Desde un punto de vista macro, el discurso público argentino no es ajeno a la tendencia mundial de dialéctica ente el discurso de grupos organizados de odio contra poblaciones vulnerables y la cultura de la cancelación propugnada por la política identitaria radicalizada. La relación es dialéctica porque a la violencia simbólica digital por parte de grupos autoritarios responden las minorías sociales, étnicas, sexuales, con la censura y el bloqueo hasta extremos inverosímiles. Por ejemplo, un pueblo originario que denuncia por apropiación cultural a una cantante, adornada al modo indígena, aunque la caracterización haya sido pensada como solidaridad, o una actriz trans que denuncia a una actriz heterosexual por encarnar un personaje trans en una película. No sirve preguntar qué pasaría si la censura fuera al revés (a un indígena por vestir como un europeo o a una actriz trans por actuar de heterosexual) o argumentar que los recursos esgrimidos son propios de los grupos más conservadores. Se pueden encontrar ejemplos delirantes de la vigilancia cultural en el libro Generación ofendida, de Carolina Fourest, y una versión en ficción en La policía de la memora, novela de Yoko Ogawa. Estas actitudes no hacen sino engrosar las filas de los grupos autoritarios, cuando no de los haters.  
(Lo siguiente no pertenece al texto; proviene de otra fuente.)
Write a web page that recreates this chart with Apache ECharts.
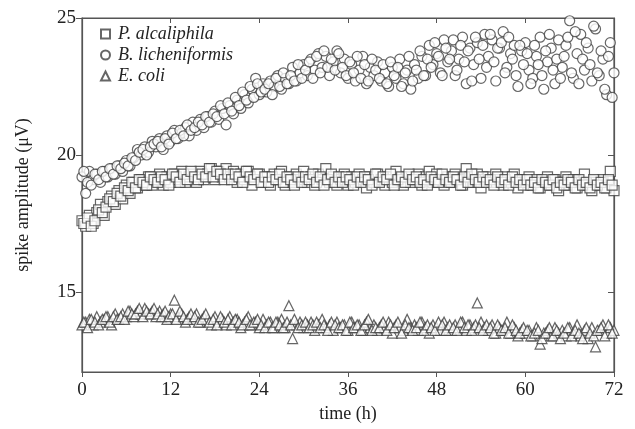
<!DOCTYPE html>
<html><head><meta charset="utf-8">
<script src="https://cdn.jsdelivr.net/npm/echarts@6/dist/echarts.min.js"></script>
<style>html,body{margin:0;padding:0;background:#fff}#c{width:635px;height:429px}</style>
</head><body><div id="c"></div>
<script>
const times = [0,0.5,1,1.5,2,2.5,3,3.5,4,4.5,5,5.5,6,6.5,7,7.5,8,8.5,9,9.5,10,10.5,11,11.5,12,12.5,13,13.5,14,14.5,15,15.5,16,16.5,17,17.5,18,18.5,19,19.5,20,20.5,21,21.5,22,22.5,23,23.5,24,24.5,25,25.5,26,26.5,27,27.5,28,28.5,29,29.5,30,30.5,31,31.5,32,32.5,33,33.5,34,34.5,35,35.5,36,36.5,37,37.5,38,38.5,39,39.5,40,40.5,41,41.5,42,42.5,43,43.5,44,44.5,45,45.5,46,46.5,47,47.5,48,48.5,49,49.5,50,50.5,51,51.5,52,52.5,53,53.5,54,54.5,55,55.5,56,56.5,57,57.5,58,58.5,59,59.5,60,60.5,61,61.5,62,62.5,63,63.5,64,64.5,65,65.5,66,66.5,67,67.5,68,68.5,69,69.5,70,70.5,71,71.5,72];
const timesQ = [0.25,0.75,1.25,1.75,2.25,2.75,3.25,3.75,4.25,4.75,5.25,5.75,6.25,6.75,7.25,7.75,8.25,8.75,9.25,9.75,10.25,10.75,11.25,11.75,12.25,12.75,13.25,13.75,14.25,14.75,15.25,15.75,16.25,16.75,17.25,17.75,18.25,18.75,19.25,19.75,20.25,20.75,21.25,21.75,22.25,22.75,23.25,23.75,24.25,24.75,25.25,25.75,26.25,26.75,27.25,27.75,28.25,28.75,29.25,29.75,30.25,30.75,31.25,31.75,32.25,32.75,33.25,33.75,34.25,34.75,35.25,35.75,36.25,36.75,37.25,37.75,38.25,38.75,39.25,39.75,40.25,40.75,41.25,41.75,42.25,42.75,43.25,43.75,44.25,44.75,45.25,45.75,46.25,46.75,47.25,47.75,48.25,48.75,49.25,49.75,50.25,50.75,51.25,51.75,52.25,52.75,53.25,53.75,54.25,54.75,55.25,55.75,56.25,56.75,57.25,57.75,58.25,58.75,59.25,59.75,60.25,60.75,61.25,61.75,62.25,62.75,63.25,63.75,64.25,64.75,65.25,65.75,66.25,66.75,67.25,67.75,68.25,68.75,69.25,69.75,70.25,70.75,71.25,71.75];

const pAlcaliphila = [
17.6,17.4,17.8,17.5,17.9,18.2,17.8,18.3,18.5,18.2,
18.7,18.4,18.9,18.6,19.0,18.8,19.1,18.9,19.2,18.9,
19.1,19.3,18.9,19.2,19.0,19.3,19.1,19.4,19.0,19.2,
19.3,19.0,19.4,19.1,19.3,19.5,19.1,19.4,19.2,19.5,
19.2,19.4,19.0,19.3,19.1,19.4,18.9,19.2,19.3,19.0,
19.2,18.9,19.3,19.1,19.4,18.9,19.2,19.0,19.3,19.1,
19.4,19.0,19.2,18.9,19.3,19.1,19.5,19.0,19.2,18.9,
19.1,19.3,18.9,19.2,19.0,19.3,19.1,18.8,19.2,19.0,
19.3,19.1,18.9,19.2,19.0,19.4,19.1,18.9,19.2,19.0,
19.1,19.3,18.9,19.2,19.4,19.0,19.3,19.1,18.9,19.2,
19.0,19.3,19.1,18.9,19.5,19.2,19.0,19.3,18.8,19.1,
19.2,19.0,19.3,19.1,18.9,19.2,19.0,19.3,18.8,19.1,
19.0,19.2,18.9,19.1,18.8,19.0,19.2,18.9,19.1,18.7,
19.0,19.2,18.9,19.1,18.8,19.0,19.3,18.9,18.7,19.0,
18.9,19.1,18.8,19.4,18.7];
const pAlcaliphilaQ = [
17.5,17.7,17.4,17.6,18.0,17.9,18.1,18.4,18.3,18.6,
18.5,18.8,18.7,19.0,18.8,19.1,19.0,18.9,19.2,19.1,
19.0,19.2,19.1,18.9,19.3,19.2,19.0,19.3,19.1,19.4,
19.2,19.1,19.3,19.2,19.5,19.2,19.4,19.3,19.1,19.3,
19.1,19.3,19.2,19.0,19.4,19.2,19.1,19.3,19.0,19.2,
19.0,19.2,19.1,19.3,19.0,19.2,19.1,18.9,19.2,19.0,
19.2,19.1,19.3,19.0,19.2,18.9,19.1,19.3,19.0,19.2,
19.0,19.2,19.1,18.9,19.2,19.0,19.2,19.1,18.9,19.3,
19.0,19.2,19.1,19.3,18.9,19.1,19.2,19.0,19.3,19.1,
19.2,19.0,19.1,18.9,19.2,19.1,19.0,19.3,19.1,19.0,
19.2,19.1,18.9,19.2,19.0,19.3,19.1,19.0,19.2,19.0,
19.1,18.9,19.2,19.0,19.1,18.9,19.2,19.0,19.1,18.9,
19.1,18.9,19.0,18.8,19.1,19.0,18.9,19.1,18.8,19.0,
18.9,19.1,19.0,18.8,19.1,18.9,19.0,18.8,19.1,18.9,
19.0,18.8,19.1,18.9];

const bLicheniformis = [
19.2,18.6,19.4,19.1,19.3,19.0,19.4,19.2,19.5,19.3,
19.6,19.4,19.8,19.6,19.9,20.2,20.0,20.3,20.1,20.5,
20.3,20.6,20.2,20.7,20.5,20.9,20.6,20.8,21.0,20.7,
21.2,20.9,21.3,21.0,21.4,21.2,21.6,21.3,21.7,21.1,
21.8,21.5,22.0,21.7,22.2,21.9,22.4,22.8,22.2,22.6,
22.3,22.7,22.5,22.9,22.4,22.8,22.6,23.2,22.7,23.0,
23.3,22.9,23.5,23.1,23.7,23.2,23.6,22.9,23.4,23.8,
23.0,23.5,22.8,23.3,22.7,23.1,23.6,22.6,23.2,22.9,
23.4,22.7,23.0,22.5,23.2,22.8,23.5,22.6,23.1,22.4,
23.3,22.8,23.6,22.9,24.0,23.3,23.7,23.0,24.2,23.4,
23.8,22.9,23.5,24.3,22.6,23.9,23.3,24.1,22.8,24.4,
23.6,24.2,22.7,23.9,24.5,23.2,23.7,24.0,22.5,23.8,
24.1,23.1,22.8,23.6,24.3,22.4,23.4,23.9,22.6,24.2,
23.2,24.0,24.9,22.8,23.7,24.4,23.1,23.9,22.7,24.6,
22.9,23.5,22.2,24.1,23.0];
const bLicheniformisQ = [
19.4,19.0,18.9,19.3,19.1,19.4,19.2,19.5,19.3,19.6,
19.5,19.7,19.6,19.9,19.8,20.1,20.2,20.0,20.3,20.4,
20.5,20.3,20.6,20.4,20.8,20.6,20.9,20.7,21.1,20.9,
21.0,21.2,21.1,21.4,21.2,21.5,21.4,21.8,21.5,21.9,
21.6,22.1,21.8,22.3,22.0,22.5,22.1,22.6,22.3,22.4,
22.6,22.2,22.8,22.5,23.0,22.6,22.9,22.7,23.3,22.8,
23.1,23.4,22.8,23.6,23.0,23.8,23.2,23.5,23.1,23.7,
23.2,22.9,23.4,23.0,23.6,22.8,23.3,22.7,23.5,23.1,
22.8,23.3,22.6,23.4,22.9,23.2,22.5,23.0,23.6,22.7,
23.1,23.8,22.9,23.5,23.2,24.1,23.6,22.9,23.9,23.5,
24.2,23.1,24.0,23.4,23.8,22.7,24.3,23.5,24.0,23.2,
24.4,23.4,23.9,24.1,23.0,24.3,23.5,22.9,24.0,23.3,
23.7,22.6,24.0,23.3,22.9,23.8,24.4,23.1,23.5,22.8,
23.6,24.3,23.0,24.5,22.6,23.5,24.1,23.3,24.7,23.0,
23.8,22.4,23.6,22.1];

const eColi = [
13.8,13.9,14.0,13.8,14.1,13.9,14.0,14.1,13.8,14.2,
14.0,14.2,14.1,14.3,14.1,14.3,14.2,14.4,14.2,14.3,
14.1,14.3,14.2,14.0,14.2,14.7,14.1,14.2,13.9,14.1,
14.0,14.2,13.9,14.1,14.0,13.8,14.1,13.9,14.0,13.8,
14.1,13.9,14.0,13.7,13.9,14.1,13.8,13.9,13.7,14.0,
13.8,13.9,13.7,13.9,14.0,13.7,14.5,13.3,13.8,13.9,
13.7,13.8,13.9,13.6,13.8,14.0,13.7,13.8,13.6,13.9,
13.7,13.8,13.6,13.9,13.7,13.8,13.6,13.9,13.7,13.8,
13.6,13.8,13.7,13.9,13.5,13.8,13.7,13.6,14.0,13.7,
13.8,13.6,13.9,13.7,13.5,13.8,13.7,13.6,13.9,13.7,
13.6,13.8,13.7,13.9,13.6,13.8,13.7,14.6,13.9,13.7,
13.6,13.8,13.5,13.7,13.6,13.9,13.5,13.7,13.4,13.6,
13.5,13.6,13.4,13.7,13.1,13.5,13.6,13.4,13.7,13.5,
13.6,13.4,13.7,13.5,13.8,13.4,13.6,13.3,13.7,13.0,
13.6,13.8,13.5,13.7,13.6];
const eColiQ = [
13.9,13.7,14.0,13.9,13.8,14.0,14.1,13.9,14.1,14.0,
14.1,14.0,14.3,14.2,14.2,14.4,14.1,14.3,14.2,14.4,
14.2,14.1,14.3,14.1,14.2,14.0,14.3,14.1,14.0,14.2,
14.1,13.9,14.0,14.2,13.9,14.0,13.8,14.1,13.9,14.0,
13.8,14.0,13.9,13.8,14.0,13.8,13.9,14.0,13.8,13.7,
13.9,13.7,13.9,13.8,13.7,13.9,13.8,14.0,13.7,13.8,
13.9,13.7,13.8,13.9,13.7,13.8,13.6,13.9,13.8,13.7,
13.8,13.6,13.9,13.7,13.8,13.6,13.8,14.0,13.6,13.7,
13.7,13.9,13.6,13.8,13.7,13.9,13.5,13.8,13.7,13.6,
13.7,13.9,13.6,13.8,13.7,13.6,13.9,13.8,13.6,13.8,
13.7,13.6,13.9,13.7,13.8,13.6,13.8,13.7,13.6,13.8,
13.7,13.5,13.8,13.6,13.7,13.5,13.8,13.6,13.5,13.7,
13.6,13.4,13.5,13.6,13.3,13.5,13.7,13.4,13.6,13.3,
13.5,13.7,13.4,13.6,13.5,13.3,13.7,13.5,13.4,13.6,
13.7,13.4,13.8,13.5];

const seriesNames = ['P. alcaliphila','B. licheniformis','E. coli'];
const yTicks = [15,20,25];
const xTicks = [0,12,24,36,48,60,72];

const FONT = 'Liberation Serif';
const AX = '#555';
const pair = (a, b) => a.map((v,i)=>[times[i], v]).concat(b.map((v,i)=>[timesQ[i], v]));
const mk = (name, a, b, symbol, size) => ({
  name, type:'scatter', data: pair(a, b), symbol, symbolSize: size,
  itemStyle:{color:'#fff', borderColor:'#404040', borderWidth:1.2},
  emphasis:{disabled:true}, animation:false
});
const chart = echarts.init(document.getElementById('c'));
chart.setOption({
  animation:false,
  grid:{left:82, right:21, top:18, bottom:57, show:true, borderColor:AX, borderWidth:1.2, backgroundColor:'transparent'},
  legend:{
    orient:'vertical', left:95, top:20, itemGap:3, itemWidth:9, itemHeight:9,
    textStyle:{fontFamily:FONT, fontStyle:'italic', fontSize:18, color:'#222', padding:[0,0,0,3]},
    data: seriesNames
  },
  xAxis:[{
    type:'value', min:0, max:72, interval:12,
    name:'time (h)', nameLocation:'middle', nameGap:28,
    nameTextStyle:{fontFamily:FONT, fontSize:18, color:'#222'},
    axisLine:{onZero:false, lineStyle:{color:AX, width:1.2}},
    axisTick:{show:true, inside:false, length:5, lineStyle:{color:AX}},
    axisLabel:{fontFamily:FONT, fontSize:19, color:'#222', margin:9},
    splitLine:{show:false}
  },{
    type:'value', min:0, max:72, interval:12, position:'top',
    axisLine:{show:true, onZero:false, lineStyle:{color:AX, width:1.2}},
    axisTick:{show:true, inside:true, length:5, lineStyle:{color:AX}},
    axisLabel:{show:false}, splitLine:{show:false}
  }],
  yAxis:[{
    type:'value', min:12.08, max:25,
    name:'spike amplitude (μV)', nameLocation:'middle', nameGap:50,
    nameTextStyle:{fontFamily:FONT, fontSize:18, color:'#222'},
    axisLine:{show:true, onZero:false, lineStyle:{color:AX, width:1.2}},
    axisTick:{show:true, inside:false, length:6, customValues:yTicks, lineStyle:{color:AX}},
    axisLabel:{fontFamily:FONT, fontSize:19, color:'#222', margin:6, customValues:yTicks},
    splitLine:{show:false}
  },{
    type:'value', min:12.08, max:25, position:'right',
    axisLine:{show:true, onZero:false, lineStyle:{color:AX, width:1.2}},
    axisTick:{show:true, inside:true, length:6, customValues:yTicks, lineStyle:{color:AX}},
    axisLabel:{show:false, customValues:yTicks}, splitLine:{show:false}
  }],
  series:[
    mk(seriesNames[0], pAlcaliphila, pAlcaliphilaQ, 'rect', 10),
    mk(seriesNames[1], bLicheniformis, bLicheniformisQ, 'circle', 10),
    mk(seriesNames[2], eColi, eColiQ, 'triangle', 10)
  ]
});
</script></body></html>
En el medio quedan los que abogan por el debate racional, por el intercambio de ideas en lugar de agravios, por el respeto y por la premisa de la idéntica dignidad de cada persona, más allá de las diferencias culturales. Sucede que este grupo mayoritario es temeroso de los linchamientos digitales y rehúye toda polémica. De esa forma queda el campo minado por los extremistas discursivos y, en el caso de Argentina, cultores de la grieta. Urge formar una nueva generación de enunciadores políticos (en el sentido amplio del término) en retórica y ética del discurso, que asuma la delicada tarea de desactivar las minas del espacio público.